Reproduce, word for word, only the lines from the one containing "What D3.js code" through the one containing "var width = 616, height = 503;", both included.

▶ Data supplied
=-=-=

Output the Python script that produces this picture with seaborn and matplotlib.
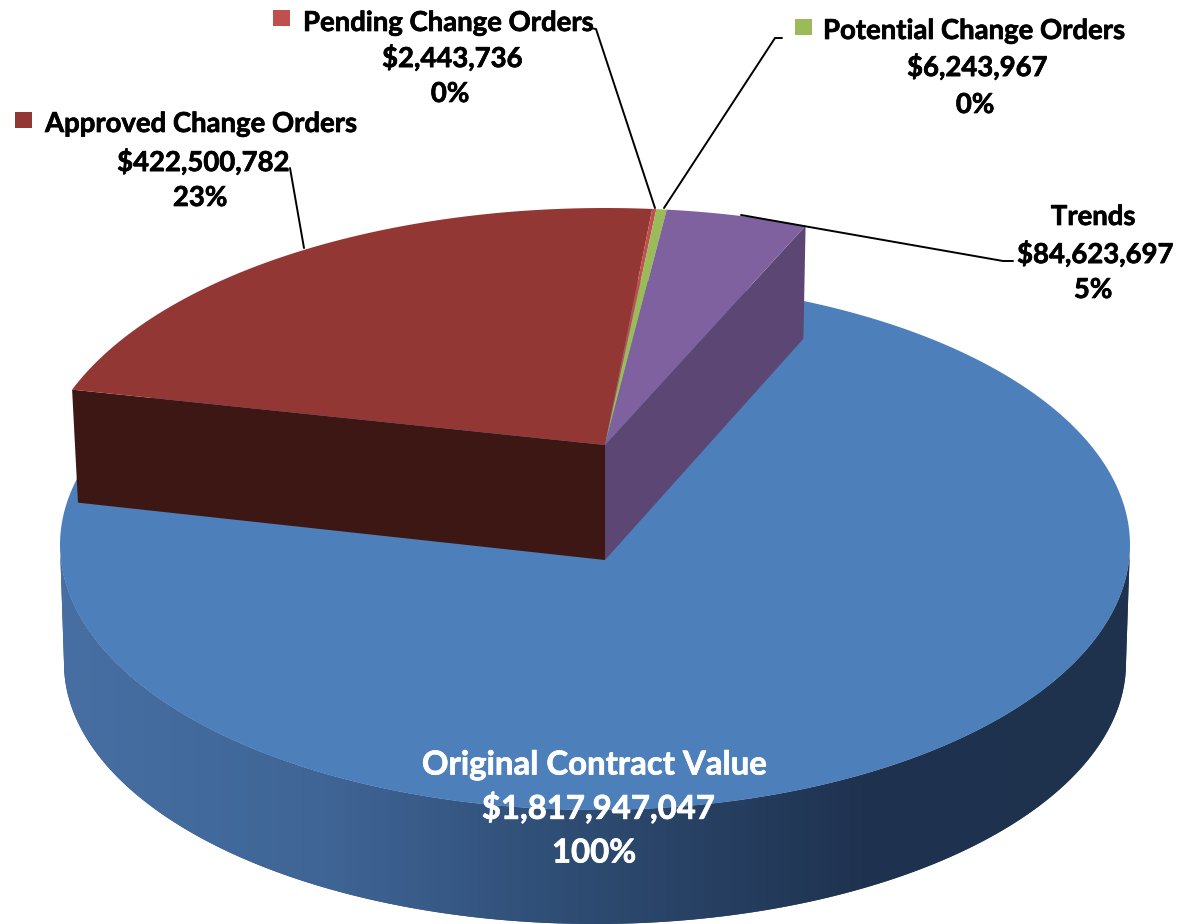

=-=-=

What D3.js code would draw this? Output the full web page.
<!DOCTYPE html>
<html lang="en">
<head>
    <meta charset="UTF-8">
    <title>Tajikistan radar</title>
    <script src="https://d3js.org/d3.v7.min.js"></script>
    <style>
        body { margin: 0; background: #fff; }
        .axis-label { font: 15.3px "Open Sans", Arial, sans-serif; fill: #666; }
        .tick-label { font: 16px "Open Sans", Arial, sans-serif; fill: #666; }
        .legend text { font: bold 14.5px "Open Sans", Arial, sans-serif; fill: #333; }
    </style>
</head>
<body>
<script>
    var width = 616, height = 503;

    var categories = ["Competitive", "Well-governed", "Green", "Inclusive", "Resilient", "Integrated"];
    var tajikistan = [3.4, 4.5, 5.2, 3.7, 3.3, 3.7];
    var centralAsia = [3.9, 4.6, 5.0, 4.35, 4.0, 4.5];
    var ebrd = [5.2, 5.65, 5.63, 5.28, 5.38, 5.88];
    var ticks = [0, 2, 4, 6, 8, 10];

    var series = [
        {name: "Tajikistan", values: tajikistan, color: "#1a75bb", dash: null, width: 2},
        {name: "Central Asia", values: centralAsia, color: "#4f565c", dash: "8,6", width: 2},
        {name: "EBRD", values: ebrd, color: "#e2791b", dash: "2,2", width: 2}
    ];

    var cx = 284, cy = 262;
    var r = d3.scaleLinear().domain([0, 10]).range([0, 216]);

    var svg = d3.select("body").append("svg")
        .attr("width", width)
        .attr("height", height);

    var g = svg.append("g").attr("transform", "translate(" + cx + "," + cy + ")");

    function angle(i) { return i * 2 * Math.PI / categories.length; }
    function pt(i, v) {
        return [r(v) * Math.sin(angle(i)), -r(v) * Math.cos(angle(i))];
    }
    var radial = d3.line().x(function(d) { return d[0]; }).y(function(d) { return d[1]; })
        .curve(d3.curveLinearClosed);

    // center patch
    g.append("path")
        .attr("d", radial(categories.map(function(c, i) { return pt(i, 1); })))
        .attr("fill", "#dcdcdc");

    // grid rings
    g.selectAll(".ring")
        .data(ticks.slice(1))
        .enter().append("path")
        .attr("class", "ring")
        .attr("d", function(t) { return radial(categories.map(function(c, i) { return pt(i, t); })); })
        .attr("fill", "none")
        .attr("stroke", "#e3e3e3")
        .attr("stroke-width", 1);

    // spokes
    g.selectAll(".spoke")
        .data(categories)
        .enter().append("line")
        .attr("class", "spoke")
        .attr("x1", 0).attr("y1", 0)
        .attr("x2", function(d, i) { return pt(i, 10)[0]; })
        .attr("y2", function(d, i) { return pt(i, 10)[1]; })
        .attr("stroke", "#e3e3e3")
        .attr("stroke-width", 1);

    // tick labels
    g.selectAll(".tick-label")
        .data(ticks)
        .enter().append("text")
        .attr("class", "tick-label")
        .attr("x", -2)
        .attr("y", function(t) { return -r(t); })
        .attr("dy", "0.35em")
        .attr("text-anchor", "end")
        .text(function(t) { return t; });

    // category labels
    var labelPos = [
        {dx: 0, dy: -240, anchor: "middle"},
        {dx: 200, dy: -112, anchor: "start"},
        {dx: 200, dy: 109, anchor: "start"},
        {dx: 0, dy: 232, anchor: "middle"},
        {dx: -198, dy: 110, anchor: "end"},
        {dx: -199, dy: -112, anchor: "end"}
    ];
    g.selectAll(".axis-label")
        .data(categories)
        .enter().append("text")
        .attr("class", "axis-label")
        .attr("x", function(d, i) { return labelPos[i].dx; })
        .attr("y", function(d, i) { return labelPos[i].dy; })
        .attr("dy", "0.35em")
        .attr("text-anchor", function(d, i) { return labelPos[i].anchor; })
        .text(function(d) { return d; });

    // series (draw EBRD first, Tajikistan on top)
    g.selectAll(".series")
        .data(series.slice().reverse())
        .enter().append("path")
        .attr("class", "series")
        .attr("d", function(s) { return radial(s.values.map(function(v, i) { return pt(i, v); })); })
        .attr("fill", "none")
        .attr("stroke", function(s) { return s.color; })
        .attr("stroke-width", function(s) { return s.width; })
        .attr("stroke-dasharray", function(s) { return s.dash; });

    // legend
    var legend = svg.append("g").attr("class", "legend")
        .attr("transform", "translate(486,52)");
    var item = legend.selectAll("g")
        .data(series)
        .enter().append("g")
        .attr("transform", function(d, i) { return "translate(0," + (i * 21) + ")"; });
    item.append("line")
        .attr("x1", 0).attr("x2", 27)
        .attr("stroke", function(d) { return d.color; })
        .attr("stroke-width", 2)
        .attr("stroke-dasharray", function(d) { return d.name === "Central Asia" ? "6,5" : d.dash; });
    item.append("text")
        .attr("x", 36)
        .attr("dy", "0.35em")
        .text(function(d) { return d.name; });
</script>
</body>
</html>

=-=-=

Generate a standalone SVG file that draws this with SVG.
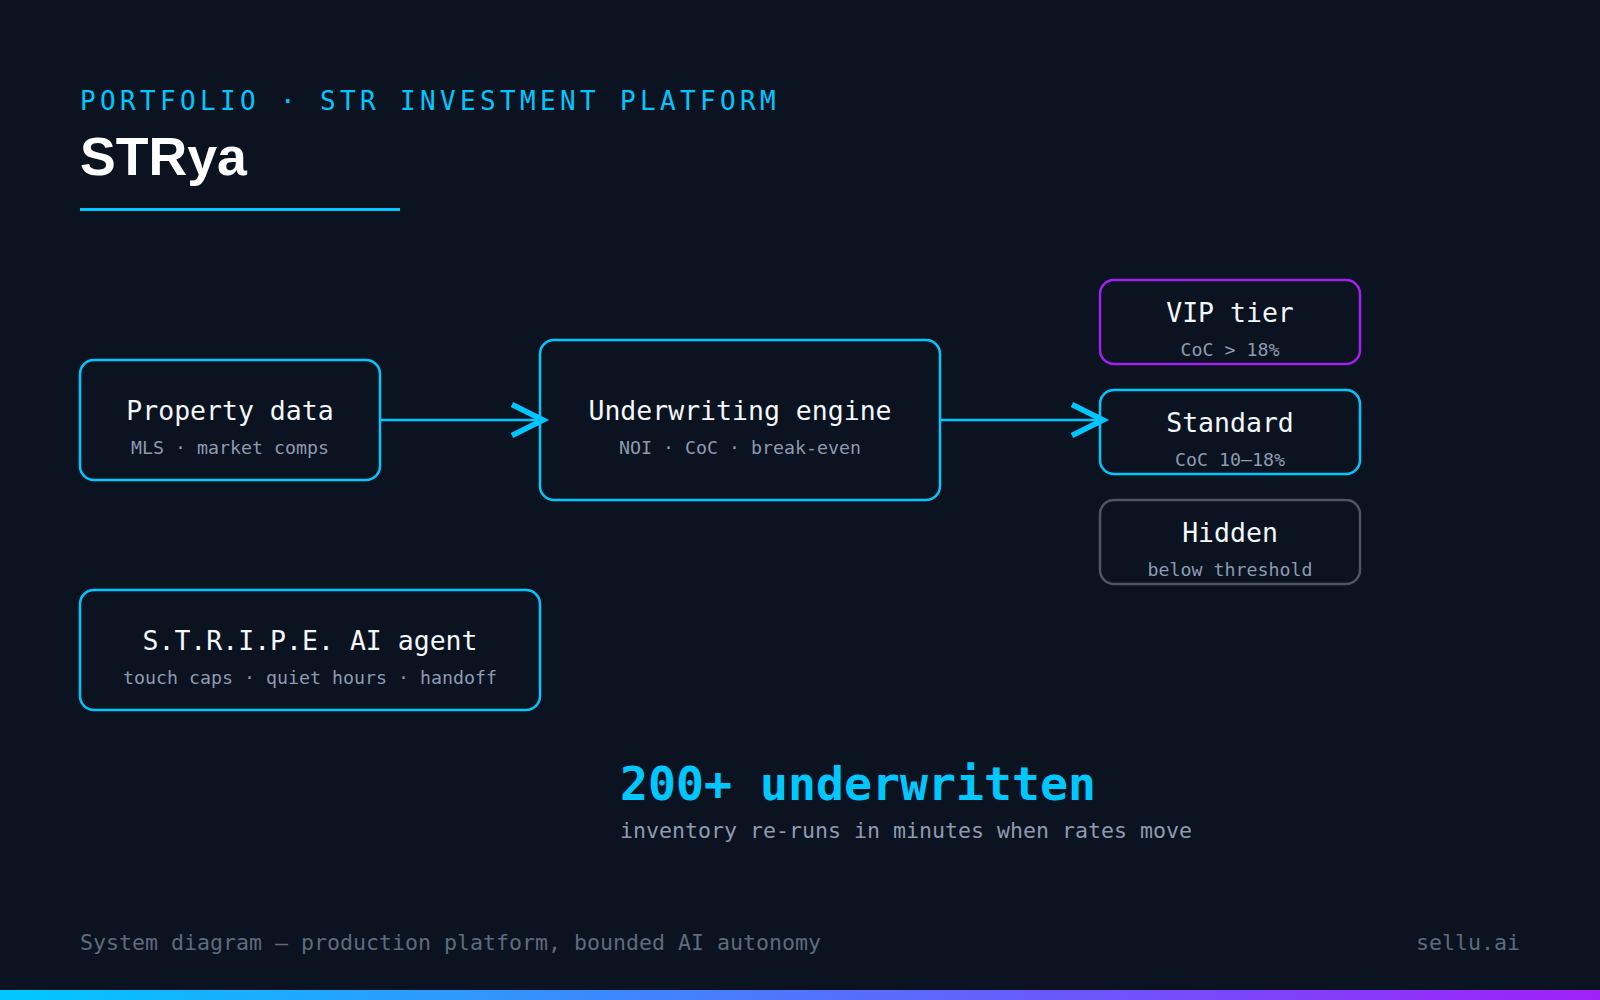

=-=-=

▶ Solution below
What D3.js code would draw this? Output the full web page.
<!DOCTYPE html>
<html lang="en">
<head>
    <meta charset="UTF-8">
    <title>Tajikistan radar</title>
    <script src="https://d3js.org/d3.v7.min.js"></script>
    <style>
        body { margin: 0; background: #fff; }
        .axis-label { font: 15.3px "Open Sans", Arial, sans-serif; fill: #666; }
        .tick-label { font: 16px "Open Sans", Arial, sans-serif; fill: #666; }
        .legend text { font: bold 14.5px "Open Sans", Arial, sans-serif; fill: #333; }
    </style>
</head>
<body>
<script>
    var width = 616, height = 503;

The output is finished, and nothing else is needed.